An LLM cannot love somebody because it is not a person or otherwise sentient/capable of a relationship. You cannot be in love with it. Loving your dog is one thing. Being in love with your dog is another. This is because nearly everyone understands that that kind of love cannot be reciprocated and a human being cannot be in romantic love with a dog. A dog for its part can’t even consent to that relationship. Neither can a computer (possibly “yet”).
I would say, generally speaking, somebody who does not understand an LLM is incapable of reciprocating love (or any real “feelings” indicating a real relationship) and who has been told what an LLM is (and understands it more or less) is likely somebody who needs to talk to a therapist. If I said this about somebody being in love with their pet nobody would call it “borderline disrespectful.”
> you'll see that many people claim to perfectly well understand how it works, some of them even being software developers themselves, yet they still describe what they feel as "love"
This statement is what prompted me to comment. Like I said above if someone knows what an LLM is (and presumably isn’t) then it’s very concerning that they still believe a romantic, consensual, reciprocated relationship is possible. If you didn’t have that part then I would say “it can also be an education problem.” But the premise you set entirely removes any need to qualify that and makes this situation all the more concerning. Your phrasing makes me think you think that makes it better, but IMO it makes the situation worse.
For emphasis: you established that these people more or less understand what they are interacting with, yet choose to pursue a “relationship” with an LLM anyway. This is incredibly troubling behavior in this context with far reaching mental health implications.
Let me just ask you point blank: do you think LLM’s are sentient/akin to people? Do you think someone is capable of being in a loving, healthy relationship with an LLM today? Because to me it’s at best a potentially harmful misunderstanding that can be clarified with education and at worst…well, like I said, the possibilities can be very deeply troubling. But ultimately my point is it can’t be a real, consensual, reciprocated relationship. It simply can’t. That’s not “lack of understanding,” that’s reality.
I think you have to ask those questions to someone else/somewhere else, I'm not saying I'm in love with an LLM or even that I understand how the people who say there are, you're gonna have to ask them those questions. I was merely describing thoughts and writings of others, and my perspective of what I've read, I don't have personal experience about those feelings.
And seemingly I think it's the same for you, and neither of us can tell another human "You cannot be in love with it", that's just not how feelings work. You can say you don't understand it, ask them questions about it or whatever, but you cannot prescribe what feelings they should or shouldn't have.

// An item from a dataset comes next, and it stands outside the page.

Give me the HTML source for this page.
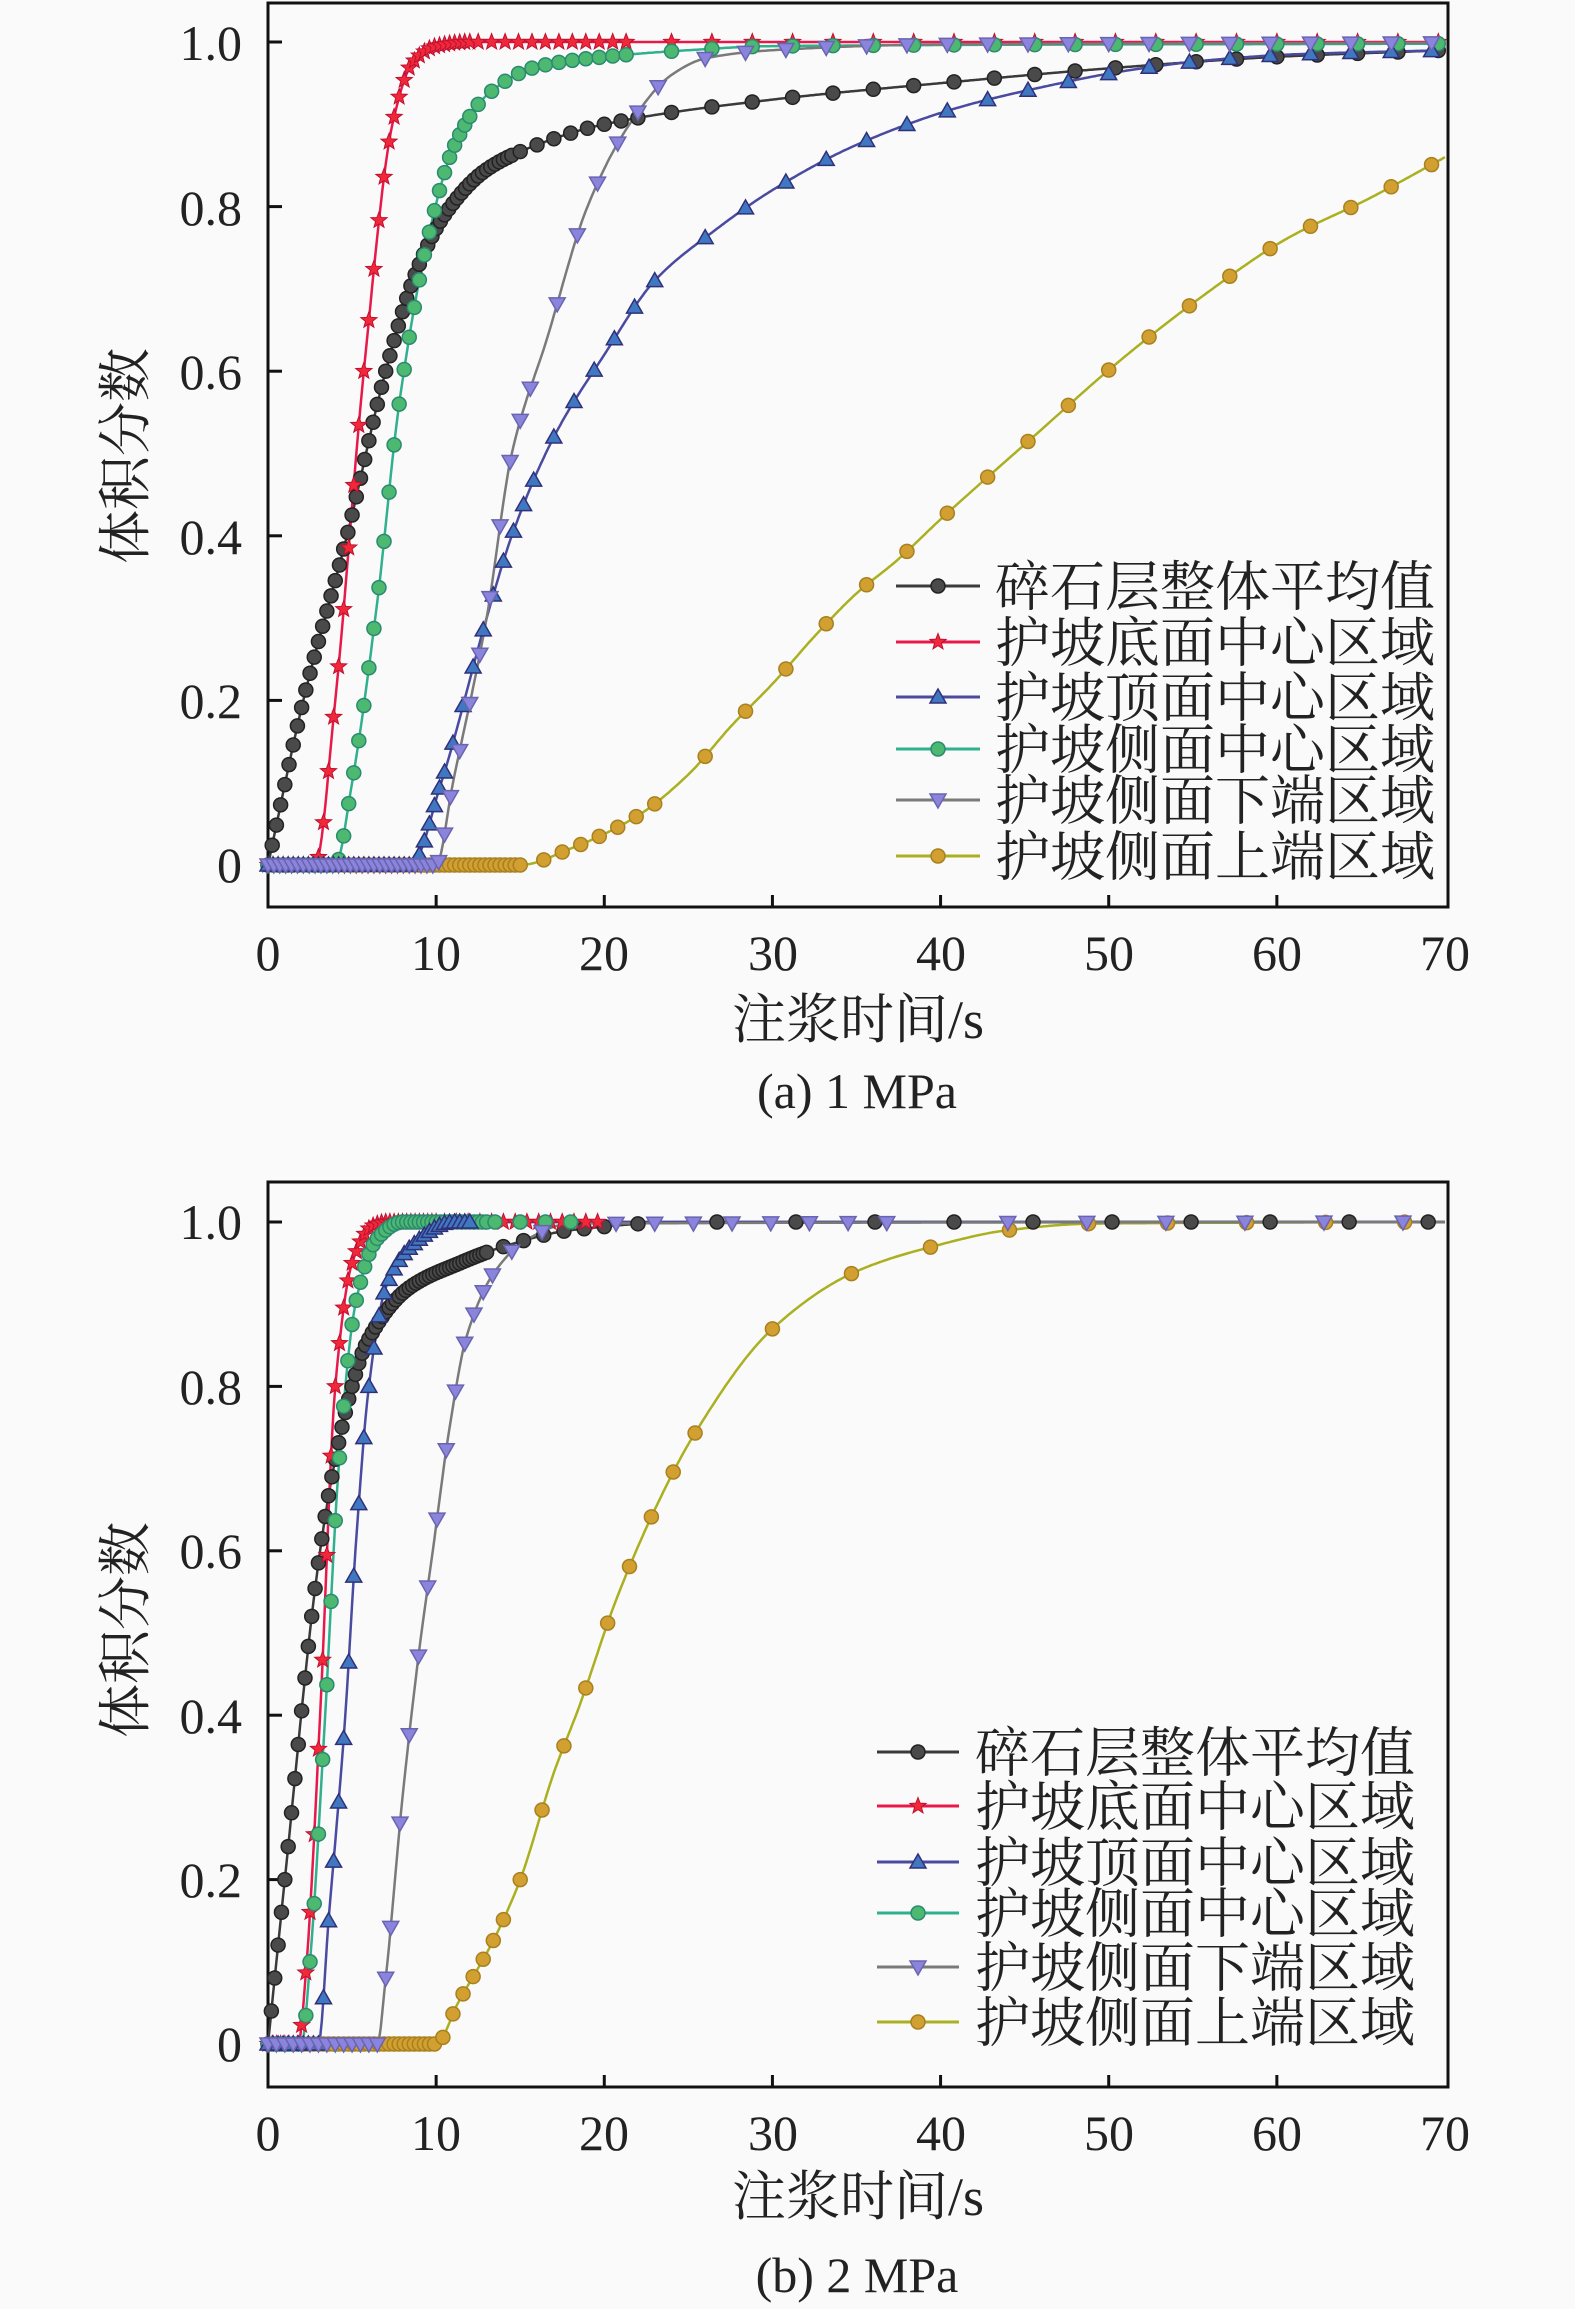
<!DOCTYPE html>
<html><head><meta charset="utf-8">
<style>
html,body{margin:0;padding:0;background:#fafafa;}
svg{display:block;}
text{font-family:"Liberation Serif","Noto Serif CJK SC",serif;fill:#222;}
</style></head>
<body>
<svg id="s" width="1575" height="2309" viewBox="0 0 1575 2309" xmlns="http://www.w3.org/2000/svg">
<rect width="1575" height="2309" fill="#fafafa"/>
<g font-size="50" text-anchor="end">
<text x="242" y="60">1.0</text><text x="242" y="225">0.8</text><text x="242" y="389">0.6</text>
<text x="242" y="554">0.4</text><text x="242" y="718">0.2</text><text x="242" y="882">0</text>
</g>
<g font-size="50" text-anchor="middle">
<text x="268" y="970">0</text><text x="436" y="970">10</text><text x="604" y="970">20</text><text x="773" y="970">30</text>
<text x="941" y="970">40</text><text x="1109" y="970">50</text><text x="1277" y="970">60</text><text x="1445" y="970">70</text>
</g>
<text x="858" y="1038" font-size="54" text-anchor="middle">注浆时间/s</text>
<text x="857" y="1108" font-size="50" text-anchor="middle">(a) 1 MPa</text>
<text transform="translate(144,456) rotate(-90)" font-size="54" text-anchor="middle">体积分数</text>
<g font-size="50" text-anchor="end">
<text x="242" y="1239">1.0</text><text x="242" y="1404">0.8</text><text x="242" y="1568">0.6</text>
<text x="242" y="1733">0.4</text><text x="242" y="1897">0.2</text><text x="242" y="2061">0</text>
</g>
<g font-size="50" text-anchor="middle">
<text x="268" y="2150">0</text><text x="436" y="2150">10</text><text x="604" y="2150">20</text><text x="773" y="2150">30</text>
<text x="941" y="2150">40</text><text x="1109" y="2150">50</text><text x="1277" y="2150">60</text><text x="1445" y="2150">70</text>
</g>
<text x="858" y="2215" font-size="54" text-anchor="middle">注浆时间/s</text>
<text x="857" y="2292" font-size="50" text-anchor="middle">(b) 2 MPa</text>
<text transform="translate(144,1630) rotate(-90)" font-size="54" text-anchor="middle">体积分数</text>
<g id="plots"></g>
</svg>
<script>
(function(){
var NS="http://www.w3.org/2000/svg";
var root=document.getElementById('plots');
function el(n,a,p){var e=document.createElementNS(NS,n);for(var k in a)e.setAttribute(k,a[k]);(p||root).appendChild(e);return e;}
function pchip(P){
  var n=P.length,xs=P.map(p=>p[0]),ys=P.map(p=>p[1]),h=[],d=[],m=[];
  for(var i=0;i<n-1;i++){h[i]=xs[i+1]-xs[i];d[i]=(ys[i+1]-ys[i])/h[i];}
  m[0]=d[0];m[n-1]=d[n-2];
  for(var i=1;i<n-1;i++){ if(d[i-1]*d[i]<=0)m[i]=0; else{var w1=2*h[i]+h[i-1],w2=h[i]+2*h[i-1];m[i]=(w1+w2)/(w1/d[i-1]+w2/d[i]);}}
  return function(t){
    if(t<=xs[0])return ys[0]; if(t>=xs[n-1])return ys[n-1];
    var i=0;while(t>xs[i+1])i++;
    var s=(t-xs[i])/h[i],s2=s*s,s3=s2*s;
    return (2*s3-3*s2+1)*ys[i]+(s3-2*s2+s)*h[i]*m[i]+(-2*s3+3*s2)*ys[i+1]+(s3-s2)*h[i]*m[i+1];
  };
}
function marker(type,x,y,g){
  var r=7;
  if(type=='c'){el('circle',{cx:x,cy:y,r:r,fill:g.fill,stroke:g.edge,'stroke-width':1.5});}
  else if(type=='s'){var p=[];for(var k=0;k<10;k++){var a=-Math.PI/2+k*Math.PI/5,rr=k%2?3.6:8.5;p.push((x+rr*Math.cos(a)).toFixed(1)+','+(y+rr*Math.sin(a)).toFixed(1));}
    el('polygon',{points:p.join(' '),fill:g.fill,stroke:g.edge,'stroke-width':1});}
  else if(type=='u'){el('polygon',{points:(x)+','+(y-8)+' '+(x-8)+','+(y+6)+' '+(x+8)+','+(y+6),fill:g.fill,stroke:g.edge,'stroke-width':1.5});}
  else if(type=='d'){el('polygon',{points:(x)+','+(y+8)+' '+(x-8)+','+(y-6)+' '+(x+8)+','+(y-6),fill:g.fill,stroke:g.edge,'stroke-width':1.5});}
}
var ST={
 k:{line:'#3a3a3a',fill:'#4a4a4a',edge:'#222',m:'c'},
 r:{line:'#e8194a',fill:'#f0283a',edge:'#c01030',m:'s'},
 b:{line:'#4a4aa0',fill:'#3f78c0',edge:'#30307a',m:'u'},
 g:{line:'#30b08c',fill:'#4cb870',edge:'#2a8a70',m:'c'},
 p:{line:'#7a7a7a',fill:'#8a84dc',edge:'#6a64b0',m:'d'},
 y:{line:'#aab020',fill:'#d2a030',edge:'#a88020',m:'c'}
};
function chart(y0,y1,series){
  var X0=268,sx=(1445-268)/70;
  function X(t){return X0+t*sx;} function Y(v){return y0+(y1-y0)*v;}
  series.forEach(function(s){
    var st=ST[s.c],f=pchip(s.p),pts=[];
    for(var t=0;t<=70.001;t+=0.1)pts.push(X(t).toFixed(1)+','+Y(Math.min(1,Math.max(0,f(t)))).toFixed(1));
    el('polyline',{points:pts.join(' '),fill:'none',stroke:st.line,'stroke-width':2.5});
  });
  series.forEach(function(s){
    var st=ST[s.c],f=pchip(s.p);
    s.mk.forEach(function(seg){for(var t=seg[0];t<=seg[1]+1e-6;t+=seg[2]){var v=Math.min(1,Math.max(0,f(t)));marker(st.m,X(t),Y(v),st);}});
  });
}
function frame(top,bot,y0,y1){
  el('rect',{x:268,y:top,width:1180,height:bot-top,fill:'none',stroke:'#111','stroke-width':3});
  for(var i=1;i<7;i++){var x=268+i*(1445-268)/7;el('line',{x1:x,y1:bot,x2:x,y2:bot-12,stroke:'#111','stroke-width':3});}
  for(var j=0;j<=5;j++){var y=y0+(y1-y0)*j/5;el('line',{x1:268,y1:y,x2:282,y2:y,stroke:'#111','stroke-width':3});}
}
function legend(x1,x2,tx,ys,fs){
  var keys=['k','r','b','g','p','y'],labs=['碎石层整体平均值','护坡底面中心区域','护坡顶面中心区域','护坡侧面中心区域','护坡侧面下端区域','护坡侧面上端区域'];
  keys.forEach(function(k,i){var st=ST[k];var y=ys[i];
    el('line',{x1:x1,y1:y,x2:x2,y2:y,stroke:st.line,'stroke-width':3});
    marker(st.m,(x1+x2)/2,y,st);
    var t=el('text',{x:tx,y:y+fs*0.36,'font-size':fs,textLength:440,lengthAdjust:'spacingAndGlyphs'});t.textContent=labs[i];});
}
var A=[
 {c:'y',p:[[0,0],[15,0],[18,0.02],[22,0.06],[25,0.11],[27.6,0.17],[30,0.22],[32.6,0.28],[35,0.33],[37.4,0.37],[40,0.42],[45.5,0.52],[50.5,0.61],[55.5,0.69],[60.5,0.76],[65.5,0.81],[70,0.86]],
  mk:[[0,15,0.3],[16.4,24,1.1],[26,70,2.4]]},
 {c:'k',p:[[0,0],[2.1,0.2],[4.7,0.4],[7,0.6],[8.8,0.72],[10.5,0.79],[13,0.845],[16,0.875],[20,0.9],[30,0.93],[40,0.95],[50,0.968],[60,0.982],[70,0.99]],
  mk:[[0,14.5,0.25],[15,22,1],[24,70,2.4]]},
 {c:'r',p:[[0,0],[2.8,0],[4,0.2],[5.7,0.6],[7.4,0.9],[8.6,0.975],[10,0.995],[12,1],[70,1]],
  mk:[[0,12,0.3],[12.5,22,0.8],[24,70,2.4]]},
 {c:'g',p:[[0,0],[4,0],[5,0.1],[6.5,0.32],[7.8,0.56],[9.5,0.76],[11,0.87],[13,0.935],[16,0.97],[20,0.982],[25,0.99],[30,0.995],[70,0.998]],
  mk:[[0,12,0.3],[12.5,22,0.8],[24,70,2.4]]},
 {c:'b',p:[[0,0],[8.5,0],[10.3,0.1],[13,0.3],[14.5,0.4],[17,0.52],[20,0.62],[23,0.71],[26.5,0.77],[30,0.82],[35,0.875],[41,0.92],[46,0.945],[51,0.965],[56,0.978],[61,0.985],[70,0.99]],
  mk:[[0,10.5,0.3],[11,16,0.6],[17,24,1.2],[26,70,2.4]]},
 {c:'p',p:[[0,0],[10,0],[11,0.1],[13,0.3],[14.5,0.5],[16.6,0.64],[19,0.8],[21.5,0.9],[24,0.96],[26,0.98],[30,0.99],[40,0.997],[70,0.999]],
  mk:[[0,11,0.35],[11.4,16,0.6],[17.2,24,1.2],[26,70,2.4]]}
];
frame(3,907,865,42);
chart(865,42,A);
legend(896,980,995,[586,642,697,749,800,856],54);
var B=[
 {c:'y',p:[[0,0],[10,0],[11.3,0.05],[13.5,0.13],[15,0.2],[17,0.33],[18.5,0.41],[20.7,0.54],[23,0.65],[25.3,0.74],[30,0.87],[35,0.94],[39.5,0.97],[44,0.99],[49,0.998],[70,1]],
  mk:[[0,10,0.3],[10.4,14,0.6],[15,26,1.3],[30,70,4.7]]},
 {c:'k',p:[[0,0],[1,0.2],[2.9,0.57],[3.8,0.69],[5,0.8],[5.8,0.85],[8.4,0.92],[11.4,0.95],[14,0.97],[18,0.99],[25,1],[70,1]],
  mk:[[0,13,0.2],[14,20,1.2],[22,70,4.7]]},
 {c:'r',p:[[0,0],[1.8,0],[2.3,0.1],[3.1,0.4],[4,0.8],[5,0.95],[6.2,0.995],[7,1],[70,1]],
  mk:[[0,10,0.25],[10.5,20,0.7]]},
 {c:'g',p:[[0,0],[2,0],[2.5,0.1],[3.4,0.4],[4.2,0.7],[5.2,0.9],[6.5,0.98],[8,1],[70,1]],
  mk:[[0,13,0.25],[13.5,18,1.5]]},
 {c:'b',p:[[0,0],[3,0],[3.6,0.15],[4.6,0.4],[5.2,0.6],[6,0.8],[7,0.92],[8.5,0.97],[11,1],[70,1]],
  mk:[[0,12,0.3]]},
 {c:'p',p:[[0,0],[6.5,0],[7,0.08],[8,0.3],[9,0.48],[9.8,0.6],[10.8,0.75],[11.8,0.86],[13.5,0.94],[15.5,0.98],[18,0.998],[70,1]],
  mk:[[0,7,0.5],[7.3,13.5,0.55],[14.5,18,1.8],[20.7,39,2.3],[44,70,4.7]]}
];
frame(1182,2087,2044,1222);
chart(2044,1222,B);
legend(877,959,975,[1752,1806,1862,1913,1967,2022],54);
})();
</script>
</body></html>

I think I have a moderate understanding of how LLMs work, I'm currently sitting and building my own GPT-OSS implementation in Rust and Cuda, so I like to think I know bits and bobs about it. But even so, I'm not going around telling people what is or isn't true in regards to their feelings, especially not when I have 0 experience of what they're going through. You might want to take a step back and maybe ponder if it would be wise for you to do the same.
> But ultimately my point is it can’t be a real, consensual, reciprocated relationship.
I do agree with that, but that doesn't mean that someone could still feel like they're in love with something, even though they know it cannot be reciprocated. If they're feeling that they're in love with something, then that's what they're feeling.
Lets try again, if you want. What specific questions you want me to answer?